February 26, 2018 / by Rayne

 

About Not Making Nice

[NB: Check the byline – this is a personal essay by me, Rayne.]

Not long ago my mother told me about an incident she found puzzling. She has an odd habit of telling me certain uncomfortable stories in a casual manner, sandwiched between other day-to-day topics; it may take some mental stuttering before I realize what it was she really told me.

Like the time she was talking about her shift in the emergency room and dropped in a passing remark that humans burnt to a crisp smell like chicken. She simply continued on, “Last night was so busy, there must have been a full moon…”

And of course I realized then as I picked my jaw up from off the floor that she needed to unload or run mad with PTSD. We share the horror she dumped on me but at least she was validated and she’s not alone with her burden.

This summer over lunch at a quaint little cafe she told me the refrigerator and stove in my parents’ Florida home needed to be replaced. My father went to the local Big Box Hardware Behemoth to replace them using the store’s credit card.

The store called her and asked her if she knew someone had the store card and was buying appliances with it. “Yes, my husband has the card,” she told the cashier. “How odd was that?” she asked me, before taking a bite from her salad and telling me about the new appliances.
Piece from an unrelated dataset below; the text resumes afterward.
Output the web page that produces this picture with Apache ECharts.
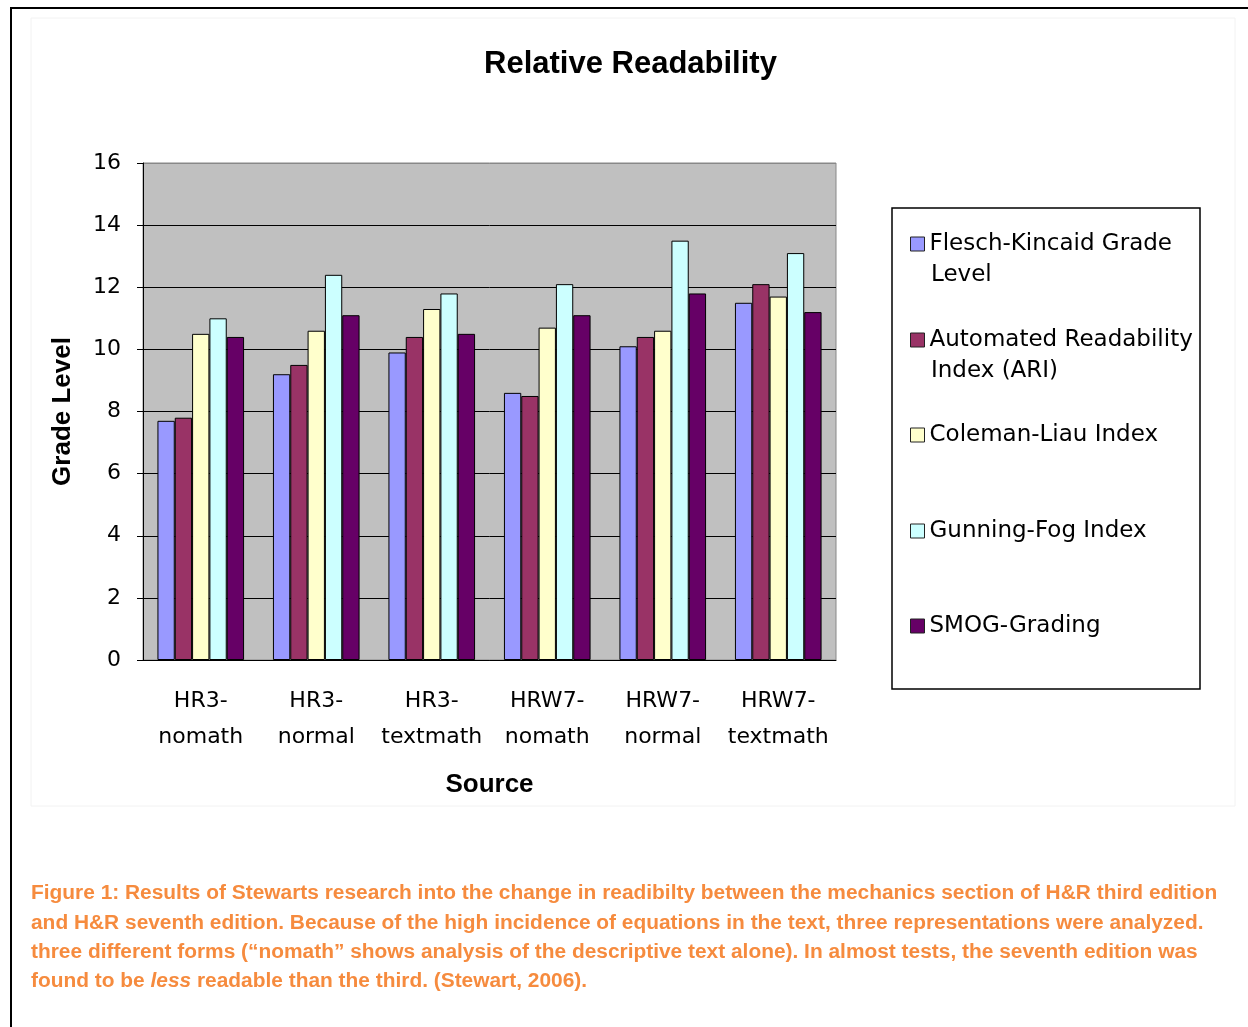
<!DOCTYPE html>
<html>
<head>
<meta charset="utf-8">
<script src="https://cdn.jsdelivr.net/npm/echarts@6/dist/echarts.min.js"></script>
<style>html,body{margin:0;padding:0;background:#fff;}#c{width:1248px;height:1027px;}</style>
</head>
<body>
<div id="c"></div>
<script>
const categories = ['HR3-\nnomath', 'HR3-\nnormal', 'HR3-\ntextmath', 'HRW7-\nnomath', 'HRW7-\nnormal', 'HRW7-\ntextmath'];
const seriesNames = ['Flesch-Kincaid Grade Level', 'Automated Readability Index (ARI)', 'Coleman-Liau Index', 'Gunning-Fog Index', 'SMOG-Grading'];
const legendFirstLines = ['Flesch-Kincaid Grade', 'Automated Readability', 'Coleman-Liau Index', 'Gunning-Fog Index', 'SMOG-Grading'];
const legendSecondLines = ['Level', 'Index (ARI)', '', '', ''];
const fleschKincaid = [7.7, 9.2, 9.9, 8.6, 10.1, 11.5];
const ari = [7.8, 9.5, 10.4, 8.5, 10.4, 12.1];
const colemanLiau = [10.5, 10.6, 11.3, 10.7, 10.6, 11.7];
const gunningFog = [11.0, 12.4, 11.8, 12.1, 13.5, 13.1];
const smog = [10.4, 11.1, 10.5, 11.1, 11.8, 11.2];
const yTicks = [0, 2, 4, 6, 8, 10, 12, 14, 16];
const colors = ['#9999FF', '#993366', '#FFFFCC', '#CCFFFF', '#660066'];
const values = [fleschKincaid, ari, colemanLiau, gunningFog, smog];

const FONT = '"DejaVu Sans", sans-serif';
const BFONT = '"Liberation Sans", Arial, sans-serif';
const chart = echarts.init(document.getElementById('c'));

const legendCenters = [241, 337, 432, 528, 623];
const legends = seriesNames.map((n, i) => ({
  data: [n],
  orient: 'vertical',
  left: 910,
  top: legendCenters[i] - 13,
  padding: 0,
  itemWidth: 14,
  itemHeight: 14,
  itemGap: 9,
  selectedMode: false,
  icon: 'rect',
  itemStyle: { borderColor: '#222', borderWidth: 1 },
  formatter: () => legendFirstLines[i],
  textStyle: { fontFamily: FONT, fontSize: 23, color: '#000', lineHeight: 32 }
}));

const secondLineGraphics = legendSecondLines.map((t, i) => t ? {
  type: 'text', left: 931, top: legendCenters[i] + 32 - 14, silent: true,
  style: { text: t, fill: '#000', font: '23px "DejaVu Sans", sans-serif', lineHeight: 32 }
} : null).filter(Boolean);

const option = {
  backgroundColor: '#fff',
  animation: false,
  title: {
    text: 'Relative Readability',
    left: 479, top: 44,
    textStyle: { fontFamily: BFONT, fontSize: 31, fontWeight: 'bold', color: '#000' }
  },
  legend: legends,
  grid: {
    left: 143, right: 412, top: 163, bottom: 367,
    show: true, backgroundColor: '#C0C0C0', borderColor: '#888', borderWidth: 1
  },
  xAxis: {
    type: 'category',
    data: categories,
    name: 'Source',
    nameLocation: 'middle',
    nameGap: 112,
    nameTextStyle: { fontFamily: BFONT, fontSize: 26, fontWeight: 'bold', color: '#000' },
    axisLine: { lineStyle: { color: '#000', width: 1 } },
    axisTick: { length: 8, lineStyle: { color: '#000' } },
    axisLabel: { fontFamily: FONT, fontSize: 22, color: '#000', lineHeight: 36, margin: 23, interval: 0 }
  },
  yAxis: {
    type: 'value',
    min: yTicks[0], max: yTicks[yTicks.length - 1], interval: 2,
    name: 'Grade Level',
    nameLocation: 'middle',
    nameGap: 67,
    nameRotate: 90,
    nameTextStyle: { fontFamily: BFONT, fontSize: 26, fontWeight: 'bold', color: '#000' },
    axisLine: { show: true, lineStyle: { color: '#000', width: 1 } },
    axisTick: { show: true, length: 6, lineStyle: { color: '#000' } },
    axisLabel: { fontFamily: FONT, fontSize: 22, color: '#000', margin: 22 },
    splitLine: { show: true, lineStyle: { color: ['#000', '#000', '#000', '#000', '#000', '#000', '#000', '#000', '#888'], width: 1 } }
  },
  series: seriesNames.map((n, i) => ({
    name: n,
    type: 'bar',
    data: values[i],
    barGap: '0%',
    barCategoryGap: '25%',
    itemStyle: { color: colors[i], borderColor: '#000', borderWidth: 1 }
  })),
  graphic: [
    { type: 'rect', shape: { x: 11, y: 8, width: 1260, height: 1040 }, style: { fill: 'none', stroke: '#000', lineWidth: 2 }, silent: true },
    { type: 'rect', shape: { x: 31, y: 18, width: 1204, height: 788 }, style: { fill: 'none', stroke: '#f2f2f2', lineWidth: 1 }, silent: true },
    { type: 'rect', shape: { x: 892, y: 208, width: 308, height: 481 }, style: { fill: 'none', stroke: '#000', lineWidth: 1.5 }, silent: true },
    ...secondLineGraphics,
    {
      type: 'text', left: 31, top: 879, silent: true,
      style: {
        text: 'Figure 1: Results of Stewarts research into the change in readibilty between the mechanics section of H&R third edition\nand H&R seventh edition. Because of the high incidence of equations in the text, three representations were analyzed.\nthree different forms (“nomath” shows analysis of the descriptive text alone). In almost tests, the seventh edition was\nfound to be {i|less} readable than the third. (Stewart, 2006).',
        fill: '#F68B3E',
        font: 'bold 20.9px "Liberation Sans Narrow", "Liberation Sans", sans-serif',
        lineHeight: 29.3,
        rich: { i: { fontStyle: 'italic', fontWeight: 'bold', fontSize: 20.9, fontFamily: '"Liberation Sans Narrow", "Liberation Sans", sans-serif', fill: '#F68B3E', lineHeight: 29.3 } }
      }
    }
  ]
};
chart.setOption(option);
</script>
</body>
</html>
Wait. Back the fuck up. I know my eyes must have bugged out of my head at this point. I asked her to repeat everything she said. My dad had a Big Box store credit card he opened to buy building supplies and appliances when they built their home a dozen years ago. He’s used it without problem up north. But now, in Florida this summer, he was told to wait until the cashier looked up his home’s hardline phone number and called the house to make sure he’s legit.

He had his fucking driver’s license and other forms of ID on him, mind you. And the cashier still called the house.

The nice white lady with the northern Midwest accent at the home number vouched for him.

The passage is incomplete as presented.